** BEGIN GIVEN DATA **
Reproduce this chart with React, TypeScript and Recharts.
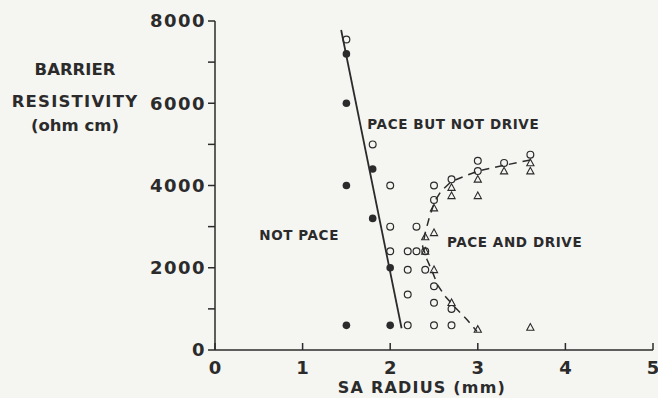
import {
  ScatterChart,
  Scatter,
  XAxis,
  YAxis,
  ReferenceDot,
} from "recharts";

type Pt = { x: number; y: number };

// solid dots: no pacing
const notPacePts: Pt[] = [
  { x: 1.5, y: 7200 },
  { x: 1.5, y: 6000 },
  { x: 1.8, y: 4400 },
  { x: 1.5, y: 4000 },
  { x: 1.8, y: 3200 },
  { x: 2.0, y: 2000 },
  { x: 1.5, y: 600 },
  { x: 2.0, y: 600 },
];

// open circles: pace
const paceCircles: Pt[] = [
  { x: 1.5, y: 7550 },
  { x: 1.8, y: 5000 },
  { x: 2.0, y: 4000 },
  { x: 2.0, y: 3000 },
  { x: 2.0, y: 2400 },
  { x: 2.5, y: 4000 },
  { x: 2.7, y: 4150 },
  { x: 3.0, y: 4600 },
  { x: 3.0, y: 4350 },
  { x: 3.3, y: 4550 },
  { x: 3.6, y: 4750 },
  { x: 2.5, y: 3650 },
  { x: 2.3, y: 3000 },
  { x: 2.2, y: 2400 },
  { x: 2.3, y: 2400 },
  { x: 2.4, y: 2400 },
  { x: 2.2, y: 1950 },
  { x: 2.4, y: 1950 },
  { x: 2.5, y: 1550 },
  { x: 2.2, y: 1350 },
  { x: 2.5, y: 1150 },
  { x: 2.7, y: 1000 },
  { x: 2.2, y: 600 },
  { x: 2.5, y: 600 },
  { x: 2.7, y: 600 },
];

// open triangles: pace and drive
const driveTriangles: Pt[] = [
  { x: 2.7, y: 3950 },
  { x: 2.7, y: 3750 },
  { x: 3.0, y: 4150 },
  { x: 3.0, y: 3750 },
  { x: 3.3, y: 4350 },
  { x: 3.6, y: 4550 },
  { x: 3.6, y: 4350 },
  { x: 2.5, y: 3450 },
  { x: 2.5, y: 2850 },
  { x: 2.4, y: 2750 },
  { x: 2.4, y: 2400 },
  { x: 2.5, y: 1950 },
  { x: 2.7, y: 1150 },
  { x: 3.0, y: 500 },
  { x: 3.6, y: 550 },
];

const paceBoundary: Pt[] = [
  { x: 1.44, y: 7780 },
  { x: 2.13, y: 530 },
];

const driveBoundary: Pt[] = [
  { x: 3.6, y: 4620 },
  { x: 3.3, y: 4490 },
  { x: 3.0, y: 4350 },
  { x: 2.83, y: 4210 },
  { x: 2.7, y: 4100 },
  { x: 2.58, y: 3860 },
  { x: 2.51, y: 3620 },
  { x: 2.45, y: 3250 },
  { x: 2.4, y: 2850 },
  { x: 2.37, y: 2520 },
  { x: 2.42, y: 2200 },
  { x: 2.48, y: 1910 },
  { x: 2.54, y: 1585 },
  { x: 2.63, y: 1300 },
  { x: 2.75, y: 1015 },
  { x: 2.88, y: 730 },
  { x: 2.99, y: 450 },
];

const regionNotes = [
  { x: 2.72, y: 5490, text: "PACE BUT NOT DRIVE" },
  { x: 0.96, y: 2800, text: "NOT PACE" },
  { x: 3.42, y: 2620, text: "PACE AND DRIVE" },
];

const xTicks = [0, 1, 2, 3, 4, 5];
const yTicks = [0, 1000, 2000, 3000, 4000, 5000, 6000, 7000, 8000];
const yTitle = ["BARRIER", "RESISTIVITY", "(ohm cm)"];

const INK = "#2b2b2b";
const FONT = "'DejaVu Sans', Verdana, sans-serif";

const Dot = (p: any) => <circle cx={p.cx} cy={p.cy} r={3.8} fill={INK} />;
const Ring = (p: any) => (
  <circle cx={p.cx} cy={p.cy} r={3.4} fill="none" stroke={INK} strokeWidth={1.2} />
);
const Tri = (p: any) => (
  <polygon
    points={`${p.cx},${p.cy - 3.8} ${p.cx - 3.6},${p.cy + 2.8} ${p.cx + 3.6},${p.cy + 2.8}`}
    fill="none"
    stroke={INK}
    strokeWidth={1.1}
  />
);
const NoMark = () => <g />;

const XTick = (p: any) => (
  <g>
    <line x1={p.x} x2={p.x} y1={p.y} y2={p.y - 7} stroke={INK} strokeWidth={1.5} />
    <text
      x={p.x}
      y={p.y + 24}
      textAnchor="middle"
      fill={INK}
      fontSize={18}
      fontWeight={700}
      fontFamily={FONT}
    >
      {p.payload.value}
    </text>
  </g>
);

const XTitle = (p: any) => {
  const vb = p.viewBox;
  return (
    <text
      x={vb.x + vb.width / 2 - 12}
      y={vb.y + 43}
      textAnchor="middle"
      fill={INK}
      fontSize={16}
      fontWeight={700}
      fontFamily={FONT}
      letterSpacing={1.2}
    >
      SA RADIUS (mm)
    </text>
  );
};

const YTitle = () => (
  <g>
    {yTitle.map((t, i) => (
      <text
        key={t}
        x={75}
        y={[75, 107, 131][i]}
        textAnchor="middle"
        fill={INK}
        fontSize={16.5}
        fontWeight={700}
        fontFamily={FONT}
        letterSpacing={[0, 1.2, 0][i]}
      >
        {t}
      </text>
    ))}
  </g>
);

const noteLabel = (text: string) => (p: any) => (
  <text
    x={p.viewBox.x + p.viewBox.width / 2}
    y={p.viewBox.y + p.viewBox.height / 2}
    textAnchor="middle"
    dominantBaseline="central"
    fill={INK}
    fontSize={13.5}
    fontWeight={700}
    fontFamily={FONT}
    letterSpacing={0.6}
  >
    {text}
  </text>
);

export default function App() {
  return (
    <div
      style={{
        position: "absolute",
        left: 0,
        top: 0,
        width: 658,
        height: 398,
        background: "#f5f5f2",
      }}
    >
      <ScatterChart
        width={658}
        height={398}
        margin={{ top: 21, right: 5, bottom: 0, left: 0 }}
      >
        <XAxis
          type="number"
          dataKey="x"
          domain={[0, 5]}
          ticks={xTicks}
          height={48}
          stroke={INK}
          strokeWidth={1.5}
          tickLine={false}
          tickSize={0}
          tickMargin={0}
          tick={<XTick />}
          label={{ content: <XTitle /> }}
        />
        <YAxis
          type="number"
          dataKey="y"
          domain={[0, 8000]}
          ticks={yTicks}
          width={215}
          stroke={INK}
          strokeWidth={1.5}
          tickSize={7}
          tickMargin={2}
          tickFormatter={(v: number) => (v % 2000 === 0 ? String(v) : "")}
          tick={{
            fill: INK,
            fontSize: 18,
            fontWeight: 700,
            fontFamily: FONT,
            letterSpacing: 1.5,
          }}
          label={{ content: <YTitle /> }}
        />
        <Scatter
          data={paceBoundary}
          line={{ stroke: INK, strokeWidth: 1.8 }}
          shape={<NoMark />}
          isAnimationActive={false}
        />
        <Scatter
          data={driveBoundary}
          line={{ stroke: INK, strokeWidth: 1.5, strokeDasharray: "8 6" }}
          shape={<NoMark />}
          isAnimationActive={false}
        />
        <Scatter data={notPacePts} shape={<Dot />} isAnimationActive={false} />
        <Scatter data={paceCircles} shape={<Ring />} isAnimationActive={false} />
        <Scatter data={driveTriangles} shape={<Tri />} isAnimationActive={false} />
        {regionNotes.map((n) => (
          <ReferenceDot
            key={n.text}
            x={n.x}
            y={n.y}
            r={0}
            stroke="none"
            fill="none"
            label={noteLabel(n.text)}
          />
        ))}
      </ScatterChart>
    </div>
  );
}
** END GIVEN DATA **
#### AIM OF THE TASK
Leave out the pictures. Transcribe only the lines above, from the first through the one that contains "number; y: number".

#### EXPECTED OUTPUT
Reproduce this chart with React, TypeScript and Recharts.
import {
  ScatterChart,
  Scatter,
  XAxis,
  YAxis,
  ReferenceDot,
} from "recharts";

type Pt = { x: number; y: number };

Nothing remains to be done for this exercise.